══ DATA EXCERPT ══
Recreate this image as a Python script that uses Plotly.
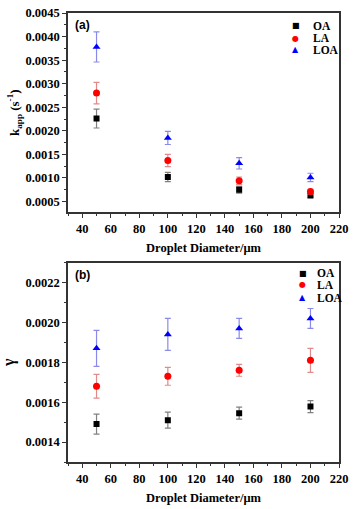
import plotly.graph_objects as go
from plotly.subplots import make_subplots

diameter = [50, 100, 150, 200]
series = ["OA", "LA", "LOA"]

# panel (a): k_app
k_OA = [0.00226, 0.00102, 0.00075, 0.00063]
k_OA_err = [0.00020, 0.00010, 0.00007, 0.00004]
k_LA = [0.00280, 0.00137, 0.00094, 0.00071]
k_LA_err = [0.00023, 0.00013, 0.00008, 0.00005]
k_LOA = [0.00378, 0.00185, 0.00131, 0.00101]
k_LOA_err = [0.00032, 0.00014, 0.00012, 0.00009]

# panel (b): gamma
g_OA = [0.00149, 0.00151, 0.001545, 0.001578]
g_OA_err = [0.00005, 0.00004, 0.00003, 0.00003]
g_LA = [0.00168, 0.00173, 0.00176, 0.00181]
g_LA_err = [0.00006, 0.000045, 0.00003, 0.00006]
g_LOA = [0.00187, 0.00194, 0.00197, 0.00202]
g_LOA_err = [0.00009, 0.00008, 0.00005, 0.00005]

colors = {"OA": "#000000", "LA": "#ff0000", "LOA": "#0000ff"}
err_colors = {"OA": "#808080", "LA": "#e08a8a", "LOA": "#8a8ae8"}
symbols = {"OA": "square", "LA": "circle", "LOA": "triangle-up"}
glyphs = {"OA": "■", "LA": "●", "LOA": "▲"}
sizes = {"OA": 6, "LA": 7, "LOA": 7}

top = {"OA": (k_OA, k_OA_err), "LA": (k_LA, k_LA_err), "LOA": (k_LOA, k_LOA_err)}
bot = {"OA": (g_OA, g_OA_err), "LA": (g_LA, g_LA_err), "LOA": (g_LOA, g_LOA_err)}

FONT = "Liberation Serif"

fig = make_subplots(rows=2, cols=1, vertical_spacing=0.112)

for row, data in [(1, top), (2, bot)]:
    for s in series:
        vals, errs = data[s]
        fig.add_trace(go.Scatter(
            x=diameter, y=vals, mode="markers", name=s, showlegend=False,
            marker=dict(symbol=symbols[s], size=sizes[s], color=colors[s]),
            error_y=dict(type="data", array=errs, visible=True,
                         color=err_colors[s], thickness=1.2, width=3),
        ), row=row, col=1)

axis_common = dict(showline=True, linecolor="#333333", linewidth=1.5, mirror=True,
                   ticks="outside", ticklen=4, tickwidth=1, tickcolor="#333333",
                   showgrid=False, zeroline=False,
                   tickfont=dict(family=FONT, size=12.5, color="#000000"),
                   minor=dict(ticks="outside", ticklen=2, tickcolor="#333333"))

for r in (1, 2):
    fig.update_xaxes(range=[30, 220], dtick=20, tick0=0,
                     title=dict(text="<b>Droplet Diameter/μm</b>",
                                font=dict(family=FONT, size=12.5, color="#000"), standoff=8),
                     tickprefix="<b>", ticksuffix="</b>",
                     minor_dtick=10, row=r, col=1, **axis_common)

fig.update_yaxes(range=[0.00027, 0.0045], dtick=0.0005, tick0=0, tickformat=".4f",
                 tickprefix="<b>", ticksuffix="</b>", minor_dtick=0.00025,
                 title=dict(text="<b>k<sub>app</sub> (s<sup>-1</sup>)</b>",
                            font=dict(family=FONT, size=13, color="#000"), standoff=3),
                 row=1, col=1, **axis_common)
fig.update_yaxes(range=[0.0013, 0.0023], dtick=0.0002, tick0=0, tickformat=".4f",
                 tickprefix="<b>", ticksuffix="</b>", minor_dtick=0.0001,
                 title=dict(text="<b>γ</b>",
                            font=dict(family=FONT, size=16, color="#000"), standoff=8),
                 row=2, col=1, **axis_common)

# legends drawn as annotations (compact row spacing like the reference)
annotations = [
    dict(text="<b>(a)</b>", x=0.02, y=0.985, xref="x domain", yref="y domain",
         xanchor="left", yanchor="top", showarrow=False,
         font=dict(family="Liberation Sans", size=12, color="#000")),
    dict(text="<b>(b)</b>", x=0.02, y=0.985, xref="x2 domain", yref="y2 domain",
         xanchor="left", yanchor="top", showarrow=False,
         font=dict(family="Liberation Sans", size=12, color="#000")),
]
legend_pos = [("x domain", "y domain", 0.841, 0.895, [0.937, 0.874, 0.816]),
              ("x2 domain", "y2 domain", 0.866, 0.913, [0.947, 0.888, 0.825])]
for xr, yr, mx, tx, rows in legend_pos:
    for s, ry in zip(series, rows):
        annotations.append(dict(text=glyphs[s], x=mx, y=ry, xref=xr, yref=yr,
                                xanchor="center", yanchor="middle", showarrow=False,
                                font=dict(family="DejaVu Sans", size=8, color=colors[s])))
        annotations.append(dict(text="<b>%s</b>" % s, x=tx, y=ry, xref=xr, yref=yr,
                                xanchor="left", yanchor="middle", showarrow=False,
                                font=dict(family=FONT, size=11.5, color="#000")))

fig.update_layout(
    width=354, height=509,
    margin=dict(l=66, r=12, t=6, b=39),
    plot_bgcolor="white", paper_bgcolor="white",
    showlegend=False,
    annotations=annotations,
)

fig.write_html("out.html")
═══
SET EXERCISE →
Reproduce the data word for word, excluding its pictures.

RESULT FOR THIS EXERCISE →
Recreate this image as a Python script that uses Plotly.
import plotly.graph_objects as go
from plotly.subplots import make_subplots

diameter = [50, 100, 150, 200]
series = ["OA", "LA", "LOA"]

# panel (a): k_app
k_OA = [0.00226, 0.00102, 0.00075, 0.00063]
k_OA_err = [0.00020, 0.00010, 0.00007, 0.00004]
k_LA = [0.00280, 0.00137, 0.00094, 0.00071]
k_LA_err = [0.00023, 0.00013, 0.00008, 0.00005]
k_LOA = [0.00378, 0.00185, 0.00131, 0.00101]
k_LOA_err = [0.00032, 0.00014, 0.00012, 0.00009]

# panel (b): gamma
g_OA = [0.00149, 0.00151, 0.001545, 0.001578]
g_OA_err = [0.00005, 0.00004, 0.00003, 0.00003]
g_LA = [0.00168, 0.00173, 0.00176, 0.00181]
g_LA_err = [0.00006, 0.000045, 0.00003, 0.00006]
g_LOA = [0.00187, 0.00194, 0.00197, 0.00202]
g_LOA_err = [0.00009, 0.00008, 0.00005, 0.00005]

colors = {"OA": "#000000", "LA": "#ff0000", "LOA": "#0000ff"}
err_colors = {"OA": "#808080", "LA": "#e08a8a", "LOA": "#8a8ae8"}
symbols = {"OA": "square", "LA": "circle", "LOA": "triangle-up"}
glyphs = {"OA": "■", "LA": "●", "LOA": "▲"}
sizes = {"OA": 6, "LA": 7, "LOA": 7}

top = {"OA": (k_OA, k_OA_err), "LA": (k_LA, k_LA_err), "LOA": (k_LOA, k_LOA_err)}
bot = {"OA": (g_OA, g_OA_err), "LA": (g_LA, g_LA_err), "LOA": (g_LOA, g_LOA_err)}

FONT = "Liberation Serif"

fig = make_subplots(rows=2, cols=1, vertical_spacing=0.112)

for row, data in [(1, top), (2, bot)]:
    for s in series:
        vals, errs = data[s]
        fig.add_trace(go.Scatter(
            x=diameter, y=vals, mode="markers", name=s, showlegend=False,
            marker=dict(symbol=symbols[s], size=sizes[s], color=colors[s]),
            error_y=dict(type="data", array=errs, visible=True,
                         color=err_colors[s], thickness=1.2, width=3),
        ), row=row, col=1)

axis_common = dict(showline=True, linecolor="#333333", linewidth=1.5, mirror=True,
                   ticks="outside", ticklen=4, tickwidth=1, tickcolor="#333333",
                   showgrid=False, zeroline=False,
                   tickfont=dict(family=FONT, size=12.5, color="#000000"),
                   minor=dict(ticks="outside", ticklen=2, tickcolor="#333333"))

for r in (1, 2):
    fig.update_xaxes(range=[30, 220], dtick=20, tick0=0,
                     title=dict(text="<b>Droplet Diameter/μm</b>",
                                font=dict(family=FONT, size=12.5, color="#000"), standoff=8),
                     tickprefix="<b>", ticksuffix="</b>",
                     minor_dtick=10, row=r, col=1, **axis_common)

fig.update_yaxes(range=[0.00027, 0.0045], dtick=0.0005, tick0=0, tickformat=".4f",
                 tickprefix="<b>", ticksuffix="</b>", minor_dtick=0.00025,
                 title=dict(text="<b>k<sub>app</sub> (s<sup>-1</sup>)</b>",
                            font=dict(family=FONT, size=13, color="#000"), standoff=3),
                 row=1, col=1, **axis_common)
fig.update_yaxes(range=[0.0013, 0.0023], dtick=0.0002, tick0=0, tickformat=".4f",
                 tickprefix="<b>", ticksuffix="</b>", minor_dtick=0.0001,
                 title=dict(text="<b>γ</b>",
                            font=dict(family=FONT, size=16, color="#000"), standoff=8),
                 row=2, col=1, **axis_common)

# legends drawn as annotations (compact row spacing like the reference)
annotations = [
    dict(text="<b>(a)</b>", x=0.02, y=0.985, xref="x domain", yref="y domain",
         xanchor="left", yanchor="top", showarrow=False,
         font=dict(family="Liberation Sans", size=12, color="#000")),
    dict(text="<b>(b)</b>", x=0.02, y=0.985, xref="x2 domain", yref="y2 domain",
         xanchor="left", yanchor="top", showarrow=False,
         font=dict(family="Liberation Sans", size=12, color="#000")),
]
legend_pos = [("x domain", "y domain", 0.841, 0.895, [0.937, 0.874, 0.816]),
              ("x2 domain", "y2 domain", 0.866, 0.913, [0.947, 0.888, 0.825])]
for xr, yr, mx, tx, rows in legend_pos:
    for s, ry in zip(series, rows):
        annotations.append(dict(text=glyphs[s], x=mx, y=ry, xref=xr, yref=yr,
                                xanchor="center", yanchor="middle", showarrow=False,
                                font=dict(family="DejaVu Sans", size=8, color=colors[s])))
        annotations.append(dict(text="<b>%s</b>" % s, x=tx, y=ry, xref=xr, yref=yr,
                                xanchor="left", yanchor="middle", showarrow=False,
                                font=dict(family=FONT, size=11.5, color="#000")))

fig.update_layout(
    width=354, height=509,
    margin=dict(l=66, r=12, t=6, b=39),
    plot_bgcolor="white", paper_bgcolor="white",
    showlegend=False,
    annotations=annotations,
)

fig.write_html("out.html")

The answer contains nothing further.